WAF++ WAF++
Back to WAF++ Homepage

WAF-REL-060 – Incident Response & Runbook Readiness

Description

All production workloads MUST have a documented Incident Response (IR) plan with severity definitions, escalation paths and on-call rotation. Runbooks MUST exist for all critical alerts and be linked directly from alert notifications. Post-incident reviews MUST be conducted for SEV1/SEV2 within 5 business days.

Rationale

Without a defined IR process, MTTR rises dramatically because on-call engineers under pressure reconstruct steps that have already been documented. Runbooks encode institutional knowledge and enable consistent incident resolution regardless of the engineer on duty. Post-mortems prevent recurrence through structured root cause analysis.

Threat Context

Risk Description

Extended MTTR

Without runbooks, engineers spend valuable minutes diagnosing instead of resolving.

Knowledge Loss

Key engineer on vacation; no backup has context knowledge for critical service.

Inconsistent Severity

Without clear criteria, SEV1 is treated as SEV3; no appropriate escalation.

Incident Recurrence

The same root cause causes a third incident; no post-mortem action items tracked.

Requirement

  • 4 severity levels (SEV1–SEV4) with objective, measurable criteria

  • On-call rotation with primary and secondary contact configured

  • Runbooks for all critical alerts; linked directly from the alert body

  • MTTR, MTTD and incident frequency tracked as metrics

  • Post-incident reviews for SEV1/SEV2 within 5 business days

  • Action items from post-mortems tracked to target date

Implementation Guidance

  1. Severity definitions: YAML document with measurable criteria (error rate %, user impact %)

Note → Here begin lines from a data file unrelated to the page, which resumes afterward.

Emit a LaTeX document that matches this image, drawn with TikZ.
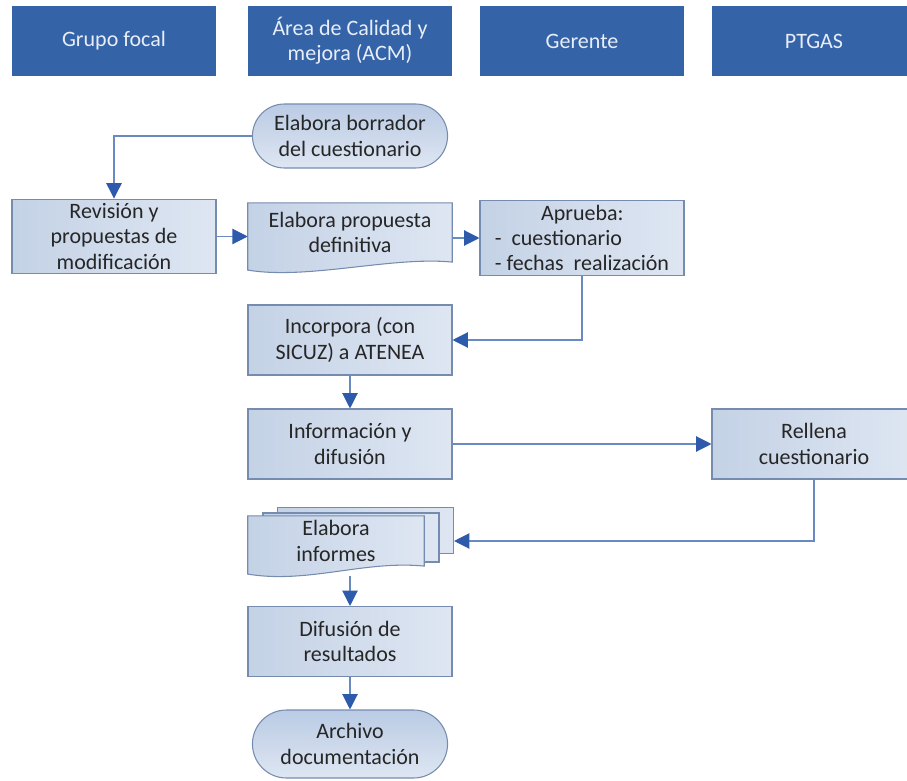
\documentclass[tikz,border=0pt]{standalone}
\usepackage{fontspec}
\setmainfont{Carlito}
\usepackage{tikz}
\usetikzlibrary{
	shapes.misc,
	arrows.meta,
	positioning,
	backgrounds,
	calc
}
\definecolor{hdrblue}{RGB}{52,99,168}
\definecolor{hdrtext}{RGB}{232,238,248}
\definecolor{boxL}{RGB}{196,210,230}
\definecolor{boxR}{RGB}{222,230,242}
\definecolor{termT}{RGB}{186,203,228}
\definecolor{boxline}{RGB}{118,140,175}
\definecolor{linec}{RGB}{104,138,192}
\definecolor{tipc}{RGB}{45,90,170}
\definecolor{textc}{RGB}{38,38,38}

% document outline with a wavy bottom, drawn behind a node
\newcommand{\docshape}[1]{%
	\begin{pgfonlayer}{background}
		\draw[boxline, line width=0.8pt, left color=boxL, right color=boxR]
		(#1.north west) -- (#1.north east) -- (#1.south east)
		.. controls ($(#1.south east)+(-60,-6)$) and ($(#1.south west)+(60,18)$) .. ($(#1.south west)+(0,8)$)
		-- cycle;
	\end{pgfonlayer}}

\begin{document}
\begin{tikzpicture}[x=0.75pt, y=-0.75pt,
					header/.style={
					rectangle, fill=hdrblue, text=hdrtext,
					minimum width=153pt, minimum height=53pt,
					align=center, font=\fontsize{16.5}{19}\selectfont
				},
				box/.style={
					rectangle, draw=boxline, line width=0.8pt,
					left color=boxL, right color=boxR, text=textc,
					minimum width=153pt, minimum height=52.5pt,
					align=center, font=\fontsize{16.5}{19}\selectfont
				},
				terminal/.style={
					box, rounded rectangle, rounded rectangle arc length=180,
					top color=termT, bottom color=boxR,
					minimum height=48pt
				},
				docbox/.style={
					rectangle, text=textc,
					minimum width=153pt, minimum height=52.5pt,
					align=center, font=\fontsize{16.5}{19}\selectfont
				},
				sheet/.style={
					rectangle, draw=boxline, line width=0.8pt,
					left color=boxL, right color=boxR,
					minimum width=132pt, minimum height=35pt
				},
				arrow/.style={-{Triangle[length=11.5pt, width=11.5pt, color=tipc]}, draw=linec, line width=0.9pt}
				]
				\useasboundingbox (0,0) rectangle (907,781);
				
				%headers
				\node[header] (grupo) at (114,41) {Grupo focal};
				\node[header] (acm) at (350,41) {Área de Calidad y\\mejora (ACM)};
				\node[header] (gerente) at (582,41) {Gerente};
				\node[header] (ptgas) at (814,41) {PTGAS};
				
				%first set
				\node[terminal] (borrador) at (350,136) {Elabora borrador\\del cuestionario};
				\node[box, minimum height=50pt] (revision) at (114,236.5) {Revisión y\\propuestas de\\modificación};
				\draw[arrow] (borrador.west) -| (revision.north);
				
				\node[docbox, minimum height=44pt] (propuesta) at (350,232.5) {Elabora propuesta\\definitiva};
				\docshape{propuesta}
				\draw[arrow] (revision.east) -- (revision.east -| propuesta.west);
				
				\node[box] (aprueba) at (582,238) [align=left] {\hspace*{2.1em}Aprueba:\\-\ \ cuestionario\\- fechas\ \ realización};
				\draw[arrow] (propuesta.east |- aprueba.west) -- (aprueba.west);
				
				%second set
				\node[box] (incorpora) at (350,340) {Incorpora (con\\SICUZ) a ATENEA};
				\draw[arrow] (aprueba.south) |- (incorpora.east);
				
				\node[box] (informacion) at (350,444) {Información y\\difusión};
				\draw[arrow] (incorpora.south) -- (informacion.north);
				
				\node[box] (rellena) at (814,444) {Rellena\\cuestionario};
				\draw[arrow] (informacion.east) -- (rellena.west);
				
				%third set
				\begin{pgfonlayer}{background}
					\node[sheet] (informes-b) at (365.5,530.5) {};
					\node[sheet, minimum height=36.75pt] (informes-m) at (351,537.5) {};
				\end{pgfonlayer}
				\node[docbox, minimum width=132pt, minimum height=33pt] (informes) at (336,541) {Elabora\\informes};
				\docshape{informes}
				\draw[arrow] (rellena.south) |- (informes.east -| informes-b.east);
				
				\node[box] (difusion) at (350,641.5) {Difusión de\\resultados};
				\draw[arrow] (informes.south -| difusion.north) ++(0,10) -- (difusion.north);
				
				\node[terminal, minimum height=51pt] (archivo) at (350,744) {Archivo\\documentación};
				\draw[arrow] (difusion.south) -- (archivo.north);
			\end{tikzpicture}
\end{document}
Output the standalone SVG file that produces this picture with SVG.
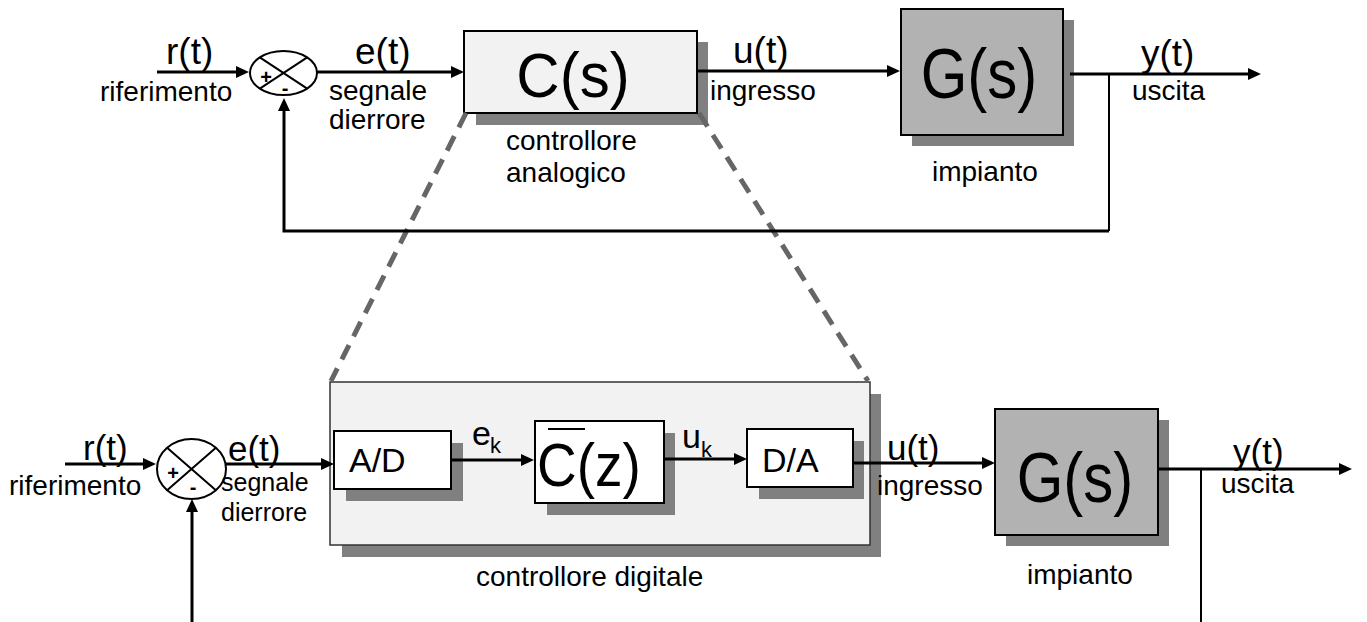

  2. Set up on-call: PagerDuty/OpsGenie with primary and secondary rotation

  3. Top-5 runbooks: Write runbook for the top 5 alerts per service

  4. Alert description: alarm_description contains runbook URL and severity

  5. MTTR dashboard: Make incident metrics visible in Grafana or native tool

  6. Post-mortem culture: Introduce blameless post-mortem template; mandatory for SEV1/SEV2

Maturity Levels

Level Name Criteria

1

Ad-hoc

No defined process; incidents handled by whoever is available.

2

Process Documented

Severity and escalation defined; on-call configured; basic runbooks available.

3

Runbooks Linked, MTTR Tracked

All critical alerts with runbook link; MTTR reviewed monthly; post-mortems for SEV1/SEV2.

4

Automated Triage

Automated diagnostic data on alert; runbook steps partially automated.

5

Self-Healing

AIOps incident correlation; MTTR < 5 minutes for known error classes.

Terraform Checks

waf-rel-060.tf.aws.sns-topic-alarm-action

Checks: CloudWatch alarms have alarm_actions and ok_actions for on-call notification.

Compliant Non-Compliant
resource "aws_cloudwatch_metric_alarm"
    "api_errors" {
  alarm_name = "payment-api-errors"
  # ... metric config ...
  alarm_actions =
    [aws_sns_topic.oncall.arn]
  ok_actions =
    [aws_sns_topic.oncall.arn]
  alarm_description = jsonencode({
    runbook = "https://wiki/rb/payment"
    severity = "SEV2"
  })
}
resource "aws_cloudwatch_metric_alarm"
    "api_errors" {
  alarm_name = "payment-api-errors"
  # ... metric config ...
  # No alarm_actions –
  # alert fires silently
  # WAF-REL-060 Violation
}

Remediation: Point alarm_actions and ok_actions to the SNS topic. Populate alarm_description with runbook URL and severity classification.

Evidence

Type Required Description

Governance

✅ Required

Incident response plan with severity, escalation paths and on-call structure.

Process

✅ Required

Post-incident review records for all SEV1/SEV2 incidents in the last 12 months.

Config

Optional

On-call schedule in PagerDuty/OpsGenie with current rotation.

Governance

Optional

Runbook catalog with links to all critical alert runbooks.